An interesting phenomenon often happens when the national administration changes. When a newly elected President of the United States starts making policy changes, people are understandably concerned. People wonder if the actions are constitutional – especially if the President represents a different political party.
Market research firm Circana began keeping track of purchases of America’s founding documents in 2004 and claims that they are selling faster in 2025 than in any previous year since 2004. Joshua Arnold believes that “the tumultuous state of America’s political affairs” could be the reason for the “rising civic interest.”
The
U.S. Constitution, the Declaration of Independence, and the Federalist Papers
have sold a combined 162,000 copies this year, Circana noted – and that’s only
through mid-April.

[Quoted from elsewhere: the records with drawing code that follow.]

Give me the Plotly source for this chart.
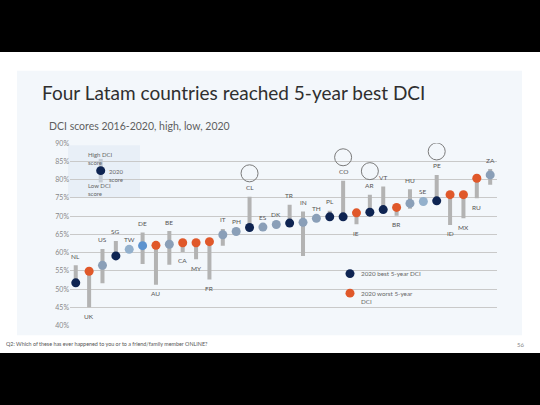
import plotly.graph_objects as go

countries = ["NL", "UK", "US", "SG", "TW", "DE", "AU", "BE", "CA", "MY", "FR", "IT", "PH", "CL", "ES", "DK",
             "TR", "IN", "TH", "PL", "CO", "IE", "AR", "VT", "BR", "HU", "SE", "PE", "ID", "MX", "RU", "ZA"]
score_2020 = [51.7, 54.9, 56.5, 59.1, 60.9, 61.9, 62.0, 62.3, 62.7, 62.7, 63.0, 64.9, 65.8, 66.9, 67.0, 67.7,
              68.1, 68.3, 69.4, 69.8, 69.8, 70.9, 71.1, 71.8, 72.4, 73.5, 74.0, 74.2, 75.9, 75.9, 80.4, 81.3]
score_high = [56.5, 54.9, 61.0, 63.2, 60.9, 65.5, 62.0, 65.9, 62.7, 62.7, 63.0, 66.5, 65.8, 75.3, 67.0, 67.7,
              73.1, 71.3, 69.4, 71.5, 79.7, 70.9, 75.9, 78.1, 72.4, 77.4, 74.0, 81.3, 75.9, 75.9, 80.4, 82.9]
score_low = [51.7, 45.0, 51.6, 59.1, 60.9, 56.9, 51.2, 56.7, 60.2, 58.2, 52.6, 61.9, 65.8, 66.9, 67.0, 67.7,
             68.1, 59.1, 69.4, 69.8, 69.8, 67.8, 71.1, 71.8, 70.1, 72.0, 74.0, 74.2, 67.6, 69.4, 74.9, 78.6]
status = ["best", "worst", "mid", "best", "light", "blue", "worst", "mid", "worst", "worst", "worst", "mid",
          "mid", "best", "mid", "mid", "best", "mid", "mid", "best", "best", "worst", "best", "best", "worst",
          "mid", "light", "best", "worst", "worst", "worst", "mid"]
label_side = ["top", "bottom", "top", "top", "top", "top", "bottom", "top", "bottom", "bottom", "bottom",
              "top", "top", "top", "top", "top", "top", "top", "top", "top", "top", "bottom", "top", "top",
              "bottom", "top", "top", "top", "bottom", "bottom", "bottom", "top"]
highlighted = ["CL", "CO", "AR", "PE"]
y_ticks = [40, 45, 50, 55, 60, 65, 70, 75, 80, 85, 90]
y_tick_labels = [f"{v}%" for v in y_ticks]

NAVY = "#0e2452"
ORANGE = "#e0582a"
status_colors = {"best": NAVY, "worst": ORANGE, "mid": "#8a9fb8", "light": "#93b0cc", "blue": "#5d93cf"}
BAR = "#b3b3b3"
FONT = "Lato"

W, H = 540, 405
def px(x):
    return x / W
def py(y):
    return 1 - y / H

xi = list(range(len(countries)))

fig = go.Figure()
fig.add_trace(go.Bar(
    x=xi, base=score_low, y=[h - l for h, l in zip(score_high, score_low)],
    width=0.3, marker=dict(color=BAR, line=dict(width=0)), hoverinfo="skip"))
fig.add_trace(go.Scatter(
    x=xi, y=score_2020, mode="markers", cliponaxis=False,
    marker=dict(size=9, color=[status_colors[s] for s in status], line=dict(width=0)),
    text=countries, hovertemplate="%{text}: %{y}%<extra></extra>"))

annotations = []
for i, c in enumerate(countries):
    if label_side[i] == "top":
        yv, shift = score_high[i], 9
        if score_high[i] - score_2020[i] < 0.5:
            shift = 10
    else:
        yv, shift = score_low[i], -9
        if score_2020[i] - score_low[i] < 0.5:
            shift = -10
    annotations.append(dict(x=i, y=yv, xref="x", yref="y", text=c, showarrow=False, yshift=shift,
                            font=dict(family=FONT, size=6.5, color="#555555"), yanchor="middle"))

shapes = [
    dict(type="rect", xref="paper", yref="paper", x0=0, x1=1, y0=py(355), y1=py(48),
         fillcolor="white", line=dict(width=0), layer="below"),
    dict(type="rect", xref="paper", yref="paper", x0=px(17), x1=px(522), y0=py(337), y1=py(67),
         fillcolor="#f3f7fb", line=dict(width=0), layer="below"),
    # key box
    dict(type="rect", xref="paper", yref="paper", x0=px(68), x1=px(140), y0=py(197), y1=py(143),
         fillcolor="#e8eff7", line=dict(width=0), layer="below"),
    dict(type="rect", xref="paper", yref="paper", x0=px(98.7), x1=px(102.7), y0=py(181), y1=py(157),
         fillcolor="#c3cad3", line=dict(width=0), layer="above"),
    dict(type="circle", xref="paper", yref="paper", x0=px(96.2), x1=px(105.2), y0=py(173.5), y1=py(164.5),
         fillcolor=NAVY, line=dict(width=0), layer="above"),
    # bottom legend dots
    dict(type="circle", xref="paper", yref="paper", x0=px(345.5), x1=px(354.5), y0=py(278.5), y1=py(269.5),
         fillcolor=NAVY, line=dict(width=0), layer="above"),
    dict(type="circle", xref="paper", yref="paper", x0=px(345.5), x1=px(354.5), y0=py(298.5), y1=py(289.5),
         fillcolor=ORANGE, line=dict(width=0), layer="above"),
]
for c in highlighted:
    i = countries.index(c)
    shapes.append(dict(type="circle", xref="x", yref="y", xsizemode="pixel", ysizemode="pixel",
                       xanchor=i, yanchor=score_high[i], x0=-8.5, x1=8.5, y0=15, y1=32,
                       line=dict(color="#7a7a7a", width=1), fillcolor="rgba(0,0,0,0)", layer="above"))

def txt(x, y, t, size, color, xanchor="left", yanchor="middle"):
    annotations.append(dict(x=px(x), y=py(y), xref="paper", yref="paper", text=t, showarrow=False,
                            xanchor=xanchor, yanchor=yanchor, align="left",
                            font=dict(family=FONT, size=size, color=color)))

txt(40, 89, "Four Latam countries reached 5-year best DCI", 19, "#2f2f2f")
txt(47, 123, "DCI scores 2016-2020, high, low, 2020", 10.5, "#5f5f5f")
txt(4, 346, "Q2: Which of these has ever happened to you or to a friend/family member ONLINE?", 5.4, "#555555")
txt(526, 346, "56", 6, "#888888", xanchor="right")
txt(86, 157, "High DCI<br>score", 6, "#666666")
txt(107, 173.5, "2020<br>score", 6, "#666666")
txt(86, 188.5, "Low DCI<br>score", 6, "#666666")
txt(359, 274, "2020 best 5-year DCI", 6.3, "#666666")
txt(359, 298, "2020 worst 5-year<br>DCI", 6.3, "#666666")

fig.update_layout(
    width=W, height=H, margin=dict(l=0, r=0, t=0, b=0),
    paper_bgcolor="black", plot_bgcolor="rgba(0,0,0,0)",
    showlegend=False, barmode="overlay",
    shapes=shapes, annotations=annotations,
    xaxis=dict(domain=[px(70), px(497)], range=[-0.43, 31.51], showgrid=False, zeroline=False,
               showticklabels=False, showline=False, fixedrange=True),
    yaxis=dict(domain=[py(327), py(141)], range=[40, 90], tickvals=y_ticks, ticktext=y_tick_labels,
               showgrid=True, gridcolor="#c9c9c9", gridwidth=1, zeroline=False, showline=False,
               tickfont=dict(family=FONT, size=7, color="#888888"), ticks="", fixedrange=True),
)

fig.write_html("out.html", config={"displayModeBar": False},
               post_script="document.body.style.margin='0';document.body.style.overflow='hidden';")
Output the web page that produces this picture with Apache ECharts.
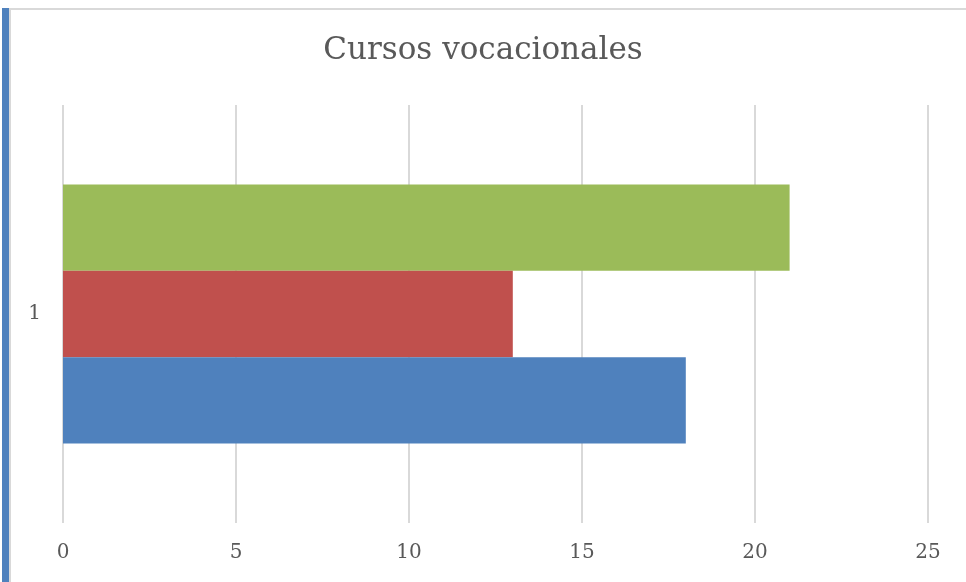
<!DOCTYPE html>
<html>
<head>
<meta charset="utf-8">
<script src="https://cdn.jsdelivr.net/npm/echarts@6/dist/echarts.min.js"></script>
<style>
  html, body { margin: 0; padding: 0; background: #fff; }
  #chart { width: 966px; height: 582px; }
</style>
</head>
<body>
<div id="chart"></div>
<script>
const categories = ['1']
const seriesNames = ['Serie 1', 'Serie 2', 'Serie 3']
const seriesValues = [[18], [13], [21]]
const colorList = ['#4f81bd', '#c0504d', '#9bbb59']
const xTicks = { min: 0, max: 25, interval: 5 }

const fontFamily = '"DejaVu Serif", "Liberation Serif", serif'
const chart = echarts.init(document.getElementById('chart'))

// echarts stacks the first series on top for horizontal bars, excel puts it at the bottom
const order = [2, 1, 0]

const option = {
  animation: false,
  backgroundColor: '#fff',
  title: {
    text: 'Cursos vocacionales',
    left: 'center',
    top: 30,
    textStyle: { fontFamily, fontWeight: 'normal', fontSize: 31, color: '#595959' }
  },
  grid: { left: 63, right: 38, top: 105, bottom: 59, containLabel: false },
  xAxis: {
    type: 'value',
    min: xTicks.min,
    max: xTicks.max,
    interval: xTicks.interval,
    axisLine: { show: false },
    axisTick: { show: false },
    axisLabel: { fontFamily, fontSize: 20, color: '#595959', margin: 20 },
    splitLine: { show: true, lineStyle: { color: '#d9d9d9', width: 2 } }
  },
  yAxis: {
    type: 'category',
    data: categories,
    axisLine: { show: false },
    axisTick: { show: false },
    axisLabel: { fontFamily, fontSize: 20, color: '#595959', margin: 22 }
  },
  graphic: [
    { type: 'rect', shape: { x: 9, y: 8, width: 957, height: 2 }, style: { fill: '#d9d9d9' } },
    { type: 'rect', shape: { x: 9, y: 8, width: 2, height: 574 }, style: { fill: '#d9d9d9' } },
    { type: 'rect', shape: { x: 2, y: 8, width: 7, height: 574 }, style: { fill: '#4f81bd' } }
  ],
  series: order.map(i => ({
    name: seriesNames[i],
    type: 'bar',
    data: seriesValues[i],
    barGap: '0%',
    barCategoryGap: '38%',
    itemStyle: { color: colorList[i] }
  }))
}

chart.setOption(option)
</script>
</body>
</html>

This is 76% higher than the same period in 2017, President
Donald Trump’s first term in office, when these documents sold 92,000 copies,
more than twice as many as in 2016. Sales totaled 58,000 over the same period
in 2024 and 33,000 over the same period in 2023.
Circana
analyst Brenda Connor said the record-high interest “is likely in response to
the recent change of administration,” noting rising intrigue in other books
about government as well. “We generally see increased sales of editions of the
Declaration of Independence and the Constitution every election cycle,” said
Shannon DeVito, Barnes & Noble’s senior director of book strategy, “but
particularly this year.”
In
addition to the cyclical election spike in sales, DeVito also noted that the 250th
anniversary of the Declaration of Independence, which will take place next
July, may also play a role in the spiking demand.
Yet
multiple analysts still suggested the record-high orders were due to “the fast
and furious current political conversations and policy changes,” as DeVito put
it. Indeed, political changes have been fast and furious, as the Trump
administration swings the pendulum back from the Biden administration’s lawless
leftism.
In
less than 100 days, the Trump administration has undertaken massive downsizing
and restructuring within the federal bureaucracy, slashed through one agency
after another with the DOGE chainsaw, overhauled America’s tariff regime, and
nearly abolished both USAID and the Department of Education. As if that weren’t
enough, the Trump administration has picked fights with universities like
Harvard over their rampant antisemitism, punished states like Maine over their
refusal to protect girls’ sports, and played chicken with the federal court
system on a host of issues. Not only has the Trump administration embraced
rapid political changes, but it has also done so in ways that challenge
longstanding liberal assumptions about how government is supposed to work and
what it is supposed to do.
These
changes evoke a range of emotions across the political spectrum. The Left is
outraged, Trump’s base is enthused, while many ordinary Americans – those with
only a casual understanding of politics – are merely bewildered. The question
that pops into their head is, “Wait a minute, can they do that?”
And
that is a legitimate question. Many Americans are not rabid political activists
who broach the question merely as a prelude to a more hostile political
broadside. They genuinely want to know.
But
– due to another seismic shift that helps account for the record-high interest
in
America’s
founding documents – these curious Americans no longer trust the media to
answer this question for them. In days gone by, they were too busy to research
arcane legal issues for themselves. They trusted those whose job it was to
research and report on the news to track down the answer for them.
Not
anymore. In October 2024, Gallup recorded that a record-low 31% of Americans
had “a great day/fair amount” of trust in mass media, compared to 33% who had “not
very much” trust, and 36% who had “none at all.”
So,
if Americans want to know what the Constitution allows, but they don’t trust
the media to tell them the truth, the simplest solution is to return to the
founding documents and read them for themselves….
Yet
the more important – and salutary -- trend is that the increased demand for America’s founding documents
indicates increased civic awareness. When Americans are studying the
Declaration of Independence and U.S. Constitution, and when they analyze the
actions of their elected representatives through that lens, then they are thinking
like citizens, not subjects. They will recognize the self-evident wisdom of our
system of government. And these ordinary Americans will thereby be empowered to
defend their system of government against all manner of authoritarian assaults.